The Act will also allow parties to litigation in Scotland to extend the time limit for making a claim, known as the ‘prescriptive period’, from five years to six, subject to agreement. It is already possible for parties to agree to extend a limitation period in English law, with even greater flexibility over the length of the extension. Both of the changes to the time limit for bringing claims and standstill agreements detailed in the 2018 Act are set to come into force in June this year, with the remainder of the Act to be implemented on 28 February 2025.

Mitchell said: “The short timeframe for the introduction of these two key reforms is surprising given that the Scottish government’s 2020 consultation envisaged all of the changes being implemented three years after the passing of the regulations. Disputing parties and regular litigants should now consider the 2018 Act carefully. From 1 June 2022, defenders will find it harder to argue that claims have been made out of time and we may see an uptick in litigation because of this.”

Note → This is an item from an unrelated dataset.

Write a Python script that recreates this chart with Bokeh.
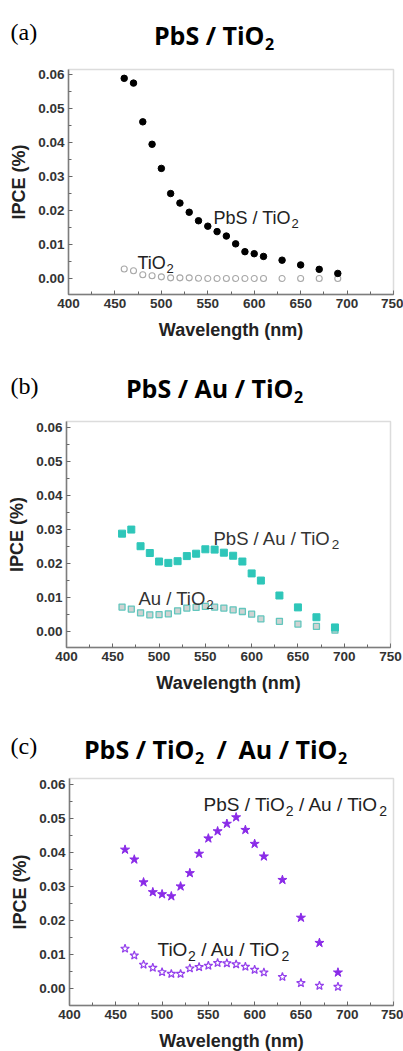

“Importantly, the regulations provide that the 2018 Act’s changes will not “re-awaken” prescribed claims; if a claim has prescribed prior to the date the relevant provision comes into force, it will remain prescribed. Additionally, where the changes to the 2018 Act mean that a claim will retrospectively prescribe, pursuers will be permitted to bring those claims up to the date prior to the implementation of the relevant provisions. This will allow litigants sufficient time to organise their affairs prior to the introduction of the 2018 Act’s changes,” Abbott said.

He added: “Certain pursuers may now have additional time to advance some of their claims currently under preparation, and others will need to take action prior to 28 February 2025 to make their claims in time.”